▶ _What the task requires_:
Leave out the images; return the rest of the data exactly.

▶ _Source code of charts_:
-- Begin --
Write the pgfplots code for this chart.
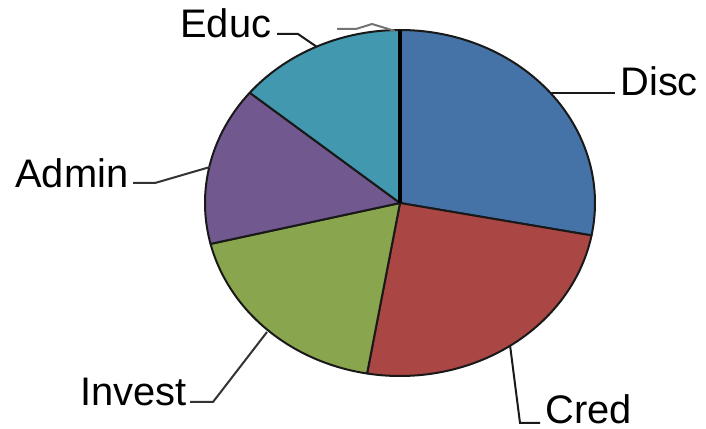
\documentclass[border=0pt]{standalone}
\usepackage{pgfplots}
\pgfplotsset{compat=1.18}
\usepackage{fontspec}
\setmainfont{Liberation Sans}
\definecolor{cDisc}{HTML}{4572A7}
\definecolor{cCred}{HTML}{AA4643}
\definecolor{cInvest}{HTML}{89A54E}
\definecolor{cAdmin}{HTML}{71588F}
\definecolor{cEduc}{HTML}{4198AF}
% slice values (percent)
\def\vDisc{28.0}
\def\vCred{24.7}
\def\vInvest{18.5}
\def\vAdmin{14.8}
\def\vEduc{14.0}
\begin{document}
\begin{tikzpicture}
\pgfmathsetmacro{\aA}{90}
\pgfmathsetmacro{\aB}{\aA-3.6*\vDisc}
\pgfmathsetmacro{\aC}{\aB-3.6*\vCred}
\pgfmathsetmacro{\aD}{\aC-3.6*\vInvest}
\pgfmathsetmacro{\aE}{\aD-3.6*\vAdmin}
\pgfmathsetmacro{\aF}{\aE-3.6*\vEduc}
\begin{axis}[
  width=353bp, height=214.5bp, scale only axis,
  xmin=0, xmax=706, ymin=0, ymax=429,
  hide axis, clip=false,
]
\path (rel axis cs:0,0) rectangle (rel axis cs:1,1);
\pgfplotsset{slice/.style={draw=black!90, line width=1bp, samples=80, variable=\t, line join=round}}
\addplot[slice, fill=cDisc, domain=\aB:\aA] ({400+195*cos(\t)},{226+173*sin(\t)}) -- (400,226) -- cycle;
\addplot[slice, fill=cCred, domain=\aC:\aB] ({400+195*cos(\t)},{226+173*sin(\t)}) -- (400,226) -- cycle;
\addplot[slice, fill=cInvest, domain=\aD:\aC] ({400+195*cos(\t)},{226+173*sin(\t)}) -- (400,226) -- cycle;
\addplot[slice, fill=cAdmin, domain=\aE:\aD] ({400+195*cos(\t)},{226+173*sin(\t)}) -- (400,226) -- cycle;
\addplot[slice, fill=cEduc, domain=\aF:\aE] ({400+195*cos(\t)},{226+173*sin(\t)}) -- (400,226) -- cycle;
% near-zero slice edge
\addplot[black, line width=1.8bp] coordinates {(400,226) (400,399)};
% connectors
\addplot[black!90, line width=1bp] coordinates {(550,336) (615,336)};
\addplot[black!90, line width=1bp] coordinates {(510,84) (520,6) (540,6)};
\addplot[black!80, line width=1bp] coordinates {(267,97) (213,27) (190,27)};
\addplot[black!80, line width=1bp] coordinates {(210,262) (155,246) (133,246)};
\addplot[black!90, line width=1bp] coordinates {(317,382) (298,395) (277,395)};
\addplot[black!55, line width=1bp] coordinates {(337,400) (356,400) (372,405) (395,398)};
% labels
\begin{scope}[every node/.style={inner sep=0pt, anchor=base west, font=\fontsize{20}{24}\selectfont}]
\node at (620,333) {Disc};
\node at (545,6) {Cred};
\node at (80,24) {Invest};
\node at (15,241) {Admin};
\node at (180,391) {Educ};
\end{scope}
\end{axis}
\end{tikzpicture}
\end{document}
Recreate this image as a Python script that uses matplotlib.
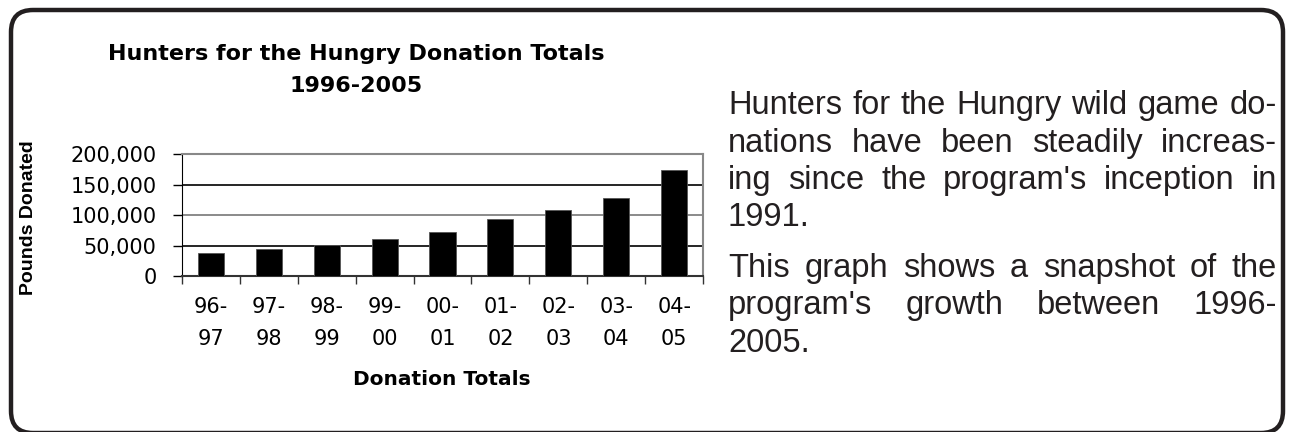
import matplotlib.pyplot as plt
from matplotlib.patches import FancyBboxPatch
from matplotlib.ticker import FuncFormatter

plt.rcParams['font.family'] = ['DejaVu Sans']

seasons = ["96-\n97", "97-\n98", "98-\n99", "99-\n00", "00-\n01",
           "01-\n02", "02-\n03", "03-\n04", "04-\n05"]
pounds = [38200, 44800, 50800, 60100, 71800, 93000, 107700, 129000, 174900]
y_ticks = [0, 50000, 100000, 150000, 200000]

para1 = ["Hunters for the Hungry wild game do-",
         "nations have been steadily increas-",
         "ing since the program's inception in",
         "1991."]
para2 = ["This graph shows a snapshot of the",
         "program's growth between 1996-",
         "2005."]

W, H = 1292, 432
fig = plt.figure(figsize=(W / 100, H / 100), dpi=100)

# background axes in pixel units, used for the rounded page border
bg = fig.add_axes([0, 0, 1, 1], zorder=-1)
bg.set_xlim(0, W)
bg.set_ylim(H, 0)
bg.axis("off")
bg.add_patch(FancyBboxPatch((11, 10), 1272, 423,
                            boxstyle="round,pad=0,rounding_size=22",
                            fill=False, edgecolor="#231f20", linewidth=3.2,
                            clip_on=False))

ax = fig.add_axes([181.7 / W, 1 - 276 / H, 521.6 / W, 121.7 / H])
x = range(len(seasons))
ax.bar(x, pounds, width=0.45, color="black", edgecolor="#555555",
       linewidth=0.6, zorder=3)
ax.set_xlim(-0.5, len(seasons) - 0.5)
ax.set_ylim(0, 200000)
ax.set_yticks(y_ticks)
ax.yaxis.set_major_formatter(FuncFormatter(lambda v, p: f"{int(v):,}"))
ax.tick_params(axis="y", direction="out", length=6.5, width=1,
               labelsize=15, pad=11.5, colors="black")
ax.set_xticks(list(x))
ax.set_xticklabels(seasons, fontsize=15, linespacing=1.75)
ax.tick_params(axis="x", length=0, pad=15)
ax.set_xticks([i + 0.5 for i in range(-1, len(seasons))], minor=True)
ax.tick_params(axis="x", which="minor", direction="out", length=6,
               width=1, color="#333333")

ax.yaxis.grid(True, zorder=0)
for i, gl in enumerate(ax.get_ygridlines()):
    gl.set_color("black" if i % 2 else "#777777")
    gl.set_linewidth(1.2)

ax.spines["left"].set_color("black")
ax.spines["bottom"].set_color("#333333")
ax.spines["bottom"].set_linewidth(1.5)
for s in ("top", "right"):
    ax.spines[s].set_color("#888888")
    ax.spines[s].set_linewidth(1.5)

fig.text(356 / W, 1 - 60 / H, "Hunters for the Hungry Donation Totals",
         ha="center", va="baseline", fontsize=16, fontweight="bold")
fig.text(356 / W, 1 - 91.5 / H, "1996-2005", ha="center", va="baseline",
         fontsize=16, fontweight="bold")
fig.text(29 / W, 1 - 218 / H, "Pounds Donated", rotation=90, ha="center",
         va="center", fontsize=14, fontweight="bold",
         family=["Liberation Sans", "DejaVu Sans"])
fig.text(442 / W, 1 - 385 / H, "Donation Totals", ha="center",
         va="baseline", fontsize=14.5, fontweight="bold")

# justified body text on the right
body = dict(fontsize=23.5, color="#231f20", va="baseline",
            family=["Liberation Sans", "DejaVu Sans"])
fig.canvas.draw()
r = fig.canvas.get_renderer()
t1 = fig.text(0, 0, "a b", **body)
t2 = fig.text(0, 0, "ab", **body)
space = t1.get_window_extent(r).width - t2.get_window_extent(r).width
t1.remove()
t2.remove()

left, right = 728, 1277
step = 37.3
baseline = 114.3
for para in (para1, para2):
    for k, line in enumerate(para):
        words = line.split()
        items = [fig.text(0, 0, w, **body) for w in words]
        widths = [t.get_window_extent(r).width for t in items]
        if k == len(para) - 1 or len(words) == 1:
            gap = space
        else:
            gap = (right - left - sum(widths)) / (len(words) - 1)
        xpos = left
        for t, w in zip(items, widths):
            t.set_position((xpos / W, 1 - baseline / H))
            xpos += w + gap
        baseline += step
    baseline += 13.5

fig.savefig("out.png", dpi=100)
-- End --
▶ _Task result_:
Write the pgfplots code for this chart.
\documentclass[border=0pt]{standalone}
\usepackage{pgfplots}
\pgfplotsset{compat=1.18}
\usepackage{fontspec}
\setmainfont{Liberation Sans}
\definecolor{cDisc}{HTML}{4572A7}
\definecolor{cCred}{HTML}{AA4643}
\definecolor{cInvest}{HTML}{89A54E}
\definecolor{cAdmin}{HTML}{71588F}
\definecolor{cEduc}{HTML}{4198AF}
% slice values (percent)
\def\vDisc{28.0}
\def\vCred{24.7}
\def\vInvest{18.5}
\def\vAdmin{14.8}
\def\vEduc{14.0}
\begin{document}
\begin{tikzpicture}
\pgfmathsetmacro{\aA}{90}
\pgfmathsetmacro{\aB}{\aA-3.6*\vDisc}
\pgfmathsetmacro{\aC}{\aB-3.6*\vCred}
\pgfmathsetmacro{\aD}{\aC-3.6*\vInvest}
\pgfmathsetmacro{\aE}{\aD-3.6*\vAdmin}
\pgfmathsetmacro{\aF}{\aE-3.6*\vEduc}
\begin{axis}[
  width=353bp, height=214.5bp, scale only axis,
  xmin=0, xmax=706, ymin=0, ymax=429,
  hide axis, clip=false,
]
\path (rel axis cs:0,0) rectangle (rel axis cs:1,1);
\pgfplotsset{slice/.style={draw=black!90, line width=1bp, samples=80, variable=\t, line join=round}}
\addplot[slice, fill=cDisc, domain=\aB:\aA] ({400+195*cos(\t)},{226+173*sin(\t)}) -- (400,226) -- cycle;
\addplot[slice, fill=cCred, domain=\aC:\aB] ({400+195*cos(\t)},{226+173*sin(\t)}) -- (400,226) -- cycle;
\addplot[slice, fill=cInvest, domain=\aD:\aC] ({400+195*cos(\t)},{226+173*sin(\t)}) -- (400,226) -- cycle;
\addplot[slice, fill=cAdmin, domain=\aE:\aD] ({400+195*cos(\t)},{226+173*sin(\t)}) -- (400,226) -- cycle;
\addplot[slice, fill=cEduc, domain=\aF:\aE] ({400+195*cos(\t)},{226+173*sin(\t)}) -- (400,226) -- cycle;
% near-zero slice edge
\addplot[black, line width=1.8bp] coordinates {(400,226) (400,399)};
% connectors
\addplot[black!90, line width=1bp] coordinates {(550,336) (615,336)};
\addplot[black!90, line width=1bp] coordinates {(510,84) (520,6) (540,6)};
\addplot[black!80, line width=1bp] coordinates {(267,97) (213,27) (190,27)};
\addplot[black!80, line width=1bp] coordinates {(210,262) (155,246) (133,246)};
\addplot[black!90, line width=1bp] coordinates {(317,382) (298,395) (277,395)};
\addplot[black!55, line width=1bp] coordinates {(337,400) (356,400) (372,405) (395,398)};
% labels
\begin{scope}[every node/.style={inner sep=0pt, anchor=base west, font=\fontsize{20}{24}\selectfont}]
\node at (620,333) {Disc};
\node at (545,6) {Cred};
\node at (80,24) {Invest};
\node at (15,241) {Admin};
\node at (180,391) {Educ};
\end{scope}
\end{axis}
\end{tikzpicture}
\end{document}
Recreate this image as a Python script that uses matplotlib.
import matplotlib.pyplot as plt
from matplotlib.patches import FancyBboxPatch
from matplotlib.ticker import FuncFormatter

plt.rcParams['font.family'] = ['DejaVu Sans']

seasons = ["96-\n97", "97-\n98", "98-\n99", "99-\n00", "00-\n01",
           "01-\n02", "02-\n03", "03-\n04", "04-\n05"]
pounds = [38200, 44800, 50800, 60100, 71800, 93000, 107700, 129000, 174900]
y_ticks = [0, 50000, 100000, 150000, 200000]

para1 = ["Hunters for the Hungry wild game do-",
         "nations have been steadily increas-",
         "ing since the program's inception in",
         "1991."]
para2 = ["This graph shows a snapshot of the",
         "program's growth between 1996-",
         "2005."]

W, H = 1292, 432
fig = plt.figure(figsize=(W / 100, H / 100), dpi=100)

# background axes in pixel units, used for the rounded page border
bg = fig.add_axes([0, 0, 1, 1], zorder=-1)
bg.set_xlim(0, W)
bg.set_ylim(H, 0)
bg.axis("off")
bg.add_patch(FancyBboxPatch((11, 10), 1272, 423,
                            boxstyle="round,pad=0,rounding_size=22",
                            fill=False, edgecolor="#231f20", linewidth=3.2,
                            clip_on=False))

ax = fig.add_axes([181.7 / W, 1 - 276 / H, 521.6 / W, 121.7 / H])
x = range(len(seasons))
ax.bar(x, pounds, width=0.45, color="black", edgecolor="#555555",
       linewidth=0.6, zorder=3)
ax.set_xlim(-0.5, len(seasons) - 0.5)
ax.set_ylim(0, 200000)
ax.set_yticks(y_ticks)
ax.yaxis.set_major_formatter(FuncFormatter(lambda v, p: f"{int(v):,}"))
ax.tick_params(axis="y", direction="out", length=6.5, width=1,
               labelsize=15, pad=11.5, colors="black")
ax.set_xticks(list(x))
ax.set_xticklabels(seasons, fontsize=15, linespacing=1.75)
ax.tick_params(axis="x", length=0, pad=15)
ax.set_xticks([i + 0.5 for i in range(-1, len(seasons))], minor=True)
ax.tick_params(axis="x", which="minor", direction="out", length=6,
               width=1, color="#333333")

ax.yaxis.grid(True, zorder=0)
for i, gl in enumerate(ax.get_ygridlines()):
    gl.set_color("black" if i % 2 else "#777777")
    gl.set_linewidth(1.2)

ax.spines["left"].set_color("black")
ax.spines["bottom"].set_color("#333333")
ax.spines["bottom"].set_linewidth(1.5)
for s in ("top", "right"):
    ax.spines[s].set_color("#888888")
    ax.spines[s].set_linewidth(1.5)

fig.text(356 / W, 1 - 60 / H, "Hunters for the Hungry Donation Totals",
         ha="center", va="baseline", fontsize=16, fontweight="bold")
fig.text(356 / W, 1 - 91.5 / H, "1996-2005", ha="center", va="baseline",
         fontsize=16, fontweight="bold")
fig.text(29 / W, 1 - 218 / H, "Pounds Donated", rotation=90, ha="center",
         va="center", fontsize=14, fontweight="bold",
         family=["Liberation Sans", "DejaVu Sans"])
fig.text(442 / W, 1 - 385 / H, "Donation Totals", ha="center",
         va="baseline", fontsize=14.5, fontweight="bold")

# justified body text on the right
body = dict(fontsize=23.5, color="#231f20", va="baseline",
            family=["Liberation Sans", "DejaVu Sans"])
fig.canvas.draw()
r = fig.canvas.get_renderer()
t1 = fig.text(0, 0, "a b", **body)
t2 = fig.text(0, 0, "ab", **body)
space = t1.get_window_extent(r).width - t2.get_window_extent(r).width
t1.remove()
t2.remove()

left, right = 728, 1277
step = 37.3
baseline = 114.3
for para in (para1, para2):
    for k, line in enumerate(para):
        words = line.split()
        items = [fig.text(0, 0, w, **body) for w in words]
        widths = [t.get_window_extent(r).width for t in items]
        if k == len(para) - 1 or len(words) == 1:
            gap = space
        else:
            gap = (right - left - sum(widths)) / (len(words) - 1)
        xpos = left
        for t, w in zip(items, widths):
            t.set_position((xpos / W, 1 - baseline / H))
            xpos += w + gap
        baseline += step
    baseline += 13.5

fig.savefig("out.png", dpi=100)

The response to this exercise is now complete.